### Exercise
Give the entries back exactly, dropping each image.

### Entries
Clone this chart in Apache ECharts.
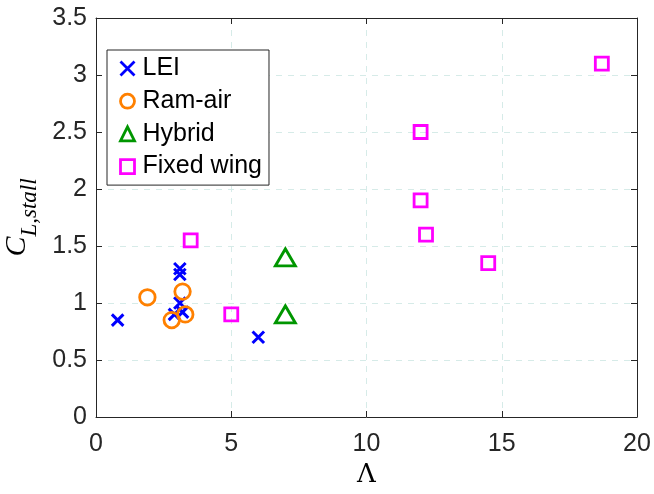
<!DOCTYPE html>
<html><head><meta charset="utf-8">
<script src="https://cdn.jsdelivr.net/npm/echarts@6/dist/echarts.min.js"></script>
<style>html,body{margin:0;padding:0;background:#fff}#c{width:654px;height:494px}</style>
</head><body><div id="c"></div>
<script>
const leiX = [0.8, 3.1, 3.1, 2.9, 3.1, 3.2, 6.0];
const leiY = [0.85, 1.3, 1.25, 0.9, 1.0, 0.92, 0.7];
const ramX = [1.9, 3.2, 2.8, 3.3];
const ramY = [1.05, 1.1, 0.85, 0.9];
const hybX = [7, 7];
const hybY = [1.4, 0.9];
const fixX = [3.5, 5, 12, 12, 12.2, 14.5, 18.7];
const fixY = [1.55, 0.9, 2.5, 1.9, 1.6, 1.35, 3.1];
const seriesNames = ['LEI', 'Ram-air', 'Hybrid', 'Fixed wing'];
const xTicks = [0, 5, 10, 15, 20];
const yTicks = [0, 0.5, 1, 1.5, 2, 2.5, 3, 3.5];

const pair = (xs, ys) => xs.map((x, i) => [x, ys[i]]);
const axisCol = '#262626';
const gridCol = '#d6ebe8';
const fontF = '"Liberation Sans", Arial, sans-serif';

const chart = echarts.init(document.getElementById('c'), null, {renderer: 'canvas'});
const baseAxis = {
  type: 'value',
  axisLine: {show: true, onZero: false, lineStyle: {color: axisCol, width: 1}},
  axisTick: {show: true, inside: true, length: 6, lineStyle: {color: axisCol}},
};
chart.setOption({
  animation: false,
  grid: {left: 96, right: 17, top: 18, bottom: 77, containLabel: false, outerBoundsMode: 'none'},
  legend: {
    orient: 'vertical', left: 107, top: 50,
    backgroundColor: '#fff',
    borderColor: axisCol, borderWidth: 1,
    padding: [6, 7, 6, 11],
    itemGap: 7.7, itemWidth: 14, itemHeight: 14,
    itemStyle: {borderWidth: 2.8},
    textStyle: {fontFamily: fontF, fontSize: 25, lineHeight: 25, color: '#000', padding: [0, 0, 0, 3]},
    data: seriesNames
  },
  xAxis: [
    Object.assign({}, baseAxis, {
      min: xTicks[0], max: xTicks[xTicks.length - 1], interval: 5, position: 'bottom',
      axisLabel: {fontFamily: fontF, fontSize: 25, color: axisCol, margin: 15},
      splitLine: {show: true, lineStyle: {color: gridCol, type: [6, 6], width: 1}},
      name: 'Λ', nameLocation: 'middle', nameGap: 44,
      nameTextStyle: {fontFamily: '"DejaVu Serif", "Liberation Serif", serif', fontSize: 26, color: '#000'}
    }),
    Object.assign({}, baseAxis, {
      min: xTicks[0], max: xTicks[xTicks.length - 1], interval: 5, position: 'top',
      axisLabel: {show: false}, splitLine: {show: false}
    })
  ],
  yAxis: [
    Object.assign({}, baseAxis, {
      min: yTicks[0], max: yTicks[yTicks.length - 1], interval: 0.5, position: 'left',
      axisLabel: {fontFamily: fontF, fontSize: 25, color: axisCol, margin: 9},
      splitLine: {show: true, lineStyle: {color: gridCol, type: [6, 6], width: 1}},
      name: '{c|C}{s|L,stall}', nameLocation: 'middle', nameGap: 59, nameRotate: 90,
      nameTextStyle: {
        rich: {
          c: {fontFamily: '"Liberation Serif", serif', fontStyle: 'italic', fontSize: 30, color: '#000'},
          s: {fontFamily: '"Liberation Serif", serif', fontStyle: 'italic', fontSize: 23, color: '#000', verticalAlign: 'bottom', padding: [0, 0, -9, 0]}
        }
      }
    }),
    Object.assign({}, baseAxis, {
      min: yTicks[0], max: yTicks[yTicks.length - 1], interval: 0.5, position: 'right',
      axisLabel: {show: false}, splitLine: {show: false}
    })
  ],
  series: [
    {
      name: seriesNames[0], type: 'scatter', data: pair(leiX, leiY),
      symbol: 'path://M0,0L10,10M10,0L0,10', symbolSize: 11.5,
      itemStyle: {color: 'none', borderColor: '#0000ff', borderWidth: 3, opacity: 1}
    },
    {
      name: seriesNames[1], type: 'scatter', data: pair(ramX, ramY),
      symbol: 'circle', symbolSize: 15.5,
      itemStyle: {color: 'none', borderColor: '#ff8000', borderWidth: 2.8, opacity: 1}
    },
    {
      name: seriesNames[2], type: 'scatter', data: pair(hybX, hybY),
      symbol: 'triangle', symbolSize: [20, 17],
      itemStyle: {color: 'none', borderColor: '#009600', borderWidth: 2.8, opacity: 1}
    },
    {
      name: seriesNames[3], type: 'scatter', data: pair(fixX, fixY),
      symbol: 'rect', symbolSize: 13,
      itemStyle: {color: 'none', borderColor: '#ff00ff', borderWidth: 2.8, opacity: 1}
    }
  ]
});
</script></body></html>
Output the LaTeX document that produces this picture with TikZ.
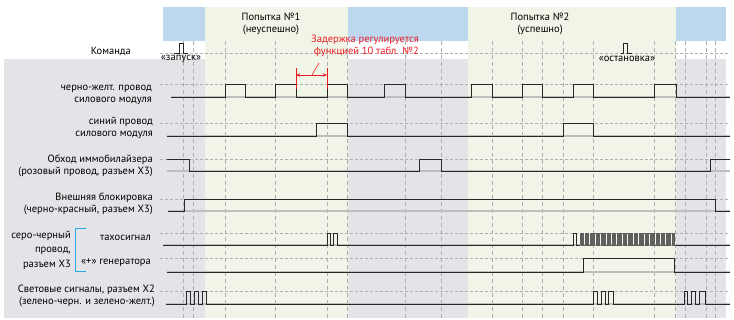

### Full output
Clone this chart in Apache ECharts.
<!DOCTYPE html>
<html><head><meta charset="utf-8">
<script src="https://cdn.jsdelivr.net/npm/echarts@6/dist/echarts.min.js"></script>
<style>html,body{margin:0;padding:0;background:#fff}#c{width:654px;height:494px}</style>
</head><body><div id="c"></div>
<script>
const leiX = [0.8, 3.1, 3.1, 2.9, 3.1, 3.2, 6.0];
const leiY = [0.85, 1.3, 1.25, 0.9, 1.0, 0.92, 0.7];
const ramX = [1.9, 3.2, 2.8, 3.3];
const ramY = [1.05, 1.1, 0.85, 0.9];
const hybX = [7, 7];
const hybY = [1.4, 0.9];
const fixX = [3.5, 5, 12, 12, 12.2, 14.5, 18.7];
const fixY = [1.55, 0.9, 2.5, 1.9, 1.6, 1.35, 3.1];
const seriesNames = ['LEI', 'Ram-air', 'Hybrid', 'Fixed wing'];
const xTicks = [0, 5, 10, 15, 20];
const yTicks = [0, 0.5, 1, 1.5, 2, 2.5, 3, 3.5];

const pair = (xs, ys) => xs.map((x, i) => [x, ys[i]]);
const axisCol = '#262626';
const gridCol = '#d6ebe8';
const fontF = '"Liberation Sans", Arial, sans-serif';

const chart = echarts.init(document.getElementById('c'), null, {renderer: 'canvas'});
const baseAxis = {
  type: 'value',
  axisLine: {show: true, onZero: false, lineStyle: {color: axisCol, width: 1}},
  axisTick: {show: true, inside: true, length: 6, lineStyle: {color: axisCol}},
};
chart.setOption({
  animation: false,
  grid: {left: 96, right: 17, top: 18, bottom: 77, containLabel: false, outerBoundsMode: 'none'},
  legend: {
    orient: 'vertical', left: 107, top: 50,
    backgroundColor: '#fff',
    borderColor: axisCol, borderWidth: 1,
    padding: [6, 7, 6, 11],
    itemGap: 7.7, itemWidth: 14, itemHeight: 14,
    itemStyle: {borderWidth: 2.8},
    textStyle: {fontFamily: fontF, fontSize: 25, lineHeight: 25, color: '#000', padding: [0, 0, 0, 3]},
    data: seriesNames
  },
  xAxis: [
    Object.assign({}, baseAxis, {
      min: xTicks[0], max: xTicks[xTicks.length - 1], interval: 5, position: 'bottom',
      axisLabel: {fontFamily: fontF, fontSize: 25, color: axisCol, margin: 15},
      splitLine: {show: true, lineStyle: {color: gridCol, type: [6, 6], width: 1}},
      name: 'Λ', nameLocation: 'middle', nameGap: 44,
      nameTextStyle: {fontFamily: '"DejaVu Serif", "Liberation Serif", serif', fontSize: 26, color: '#000'}
    }),
    Object.assign({}, baseAxis, {
      min: xTicks[0], max: xTicks[xTicks.length - 1], interval: 5, position: 'top',
      axisLabel: {show: false}, splitLine: {show: false}
    })
  ],
  yAxis: [
    Object.assign({}, baseAxis, {
      min: yTicks[0], max: yTicks[yTicks.length - 1], interval: 0.5, position: 'left',
      axisLabel: {fontFamily: fontF, fontSize: 25, color: axisCol, margin: 9},
      splitLine: {show: true, lineStyle: {color: gridCol, type: [6, 6], width: 1}},
      name: '{c|C}{s|L,stall}', nameLocation: 'middle', nameGap: 59, nameRotate: 90,
      nameTextStyle: {
        rich: {
          c: {fontFamily: '"Liberation Serif", serif', fontStyle: 'italic', fontSize: 30, color: '#000'},
          s: {fontFamily: '"Liberation Serif", serif', fontStyle: 'italic', fontSize: 23, color: '#000', verticalAlign: 'bottom', padding: [0, 0, -9, 0]}
        }
      }
    }),
    Object.assign({}, baseAxis, {
      min: yTicks[0], max: yTicks[yTicks.length - 1], interval: 0.5, position: 'right',
      axisLabel: {show: false}, splitLine: {show: false}
    })
  ],
  series: [
    {
      name: seriesNames[0], type: 'scatter', data: pair(leiX, leiY),
      symbol: 'path://M0,0L10,10M10,0L0,10', symbolSize: 11.5,
      itemStyle: {color: 'none', borderColor: '#0000ff', borderWidth: 3, opacity: 1}
    },
    {
      name: seriesNames[1], type: 'scatter', data: pair(ramX, ramY),
      symbol: 'circle', symbolSize: 15.5,
      itemStyle: {color: 'none', borderColor: '#ff8000', borderWidth: 2.8, opacity: 1}
    },
    {
      name: seriesNames[2], type: 'scatter', data: pair(hybX, hybY),
      symbol: 'triangle', symbolSize: [20, 17],
      itemStyle: {color: 'none', borderColor: '#009600', borderWidth: 2.8, opacity: 1}
    },
    {
      name: seriesNames[3], type: 'scatter', data: pair(fixX, fixY),
      symbol: 'rect', symbolSize: 13,
      itemStyle: {color: 'none', borderColor: '#ff00ff', borderWidth: 2.8, opacity: 1}
    }
  ]
});
</script></body></html>
Output the LaTeX document that produces this picture with TikZ.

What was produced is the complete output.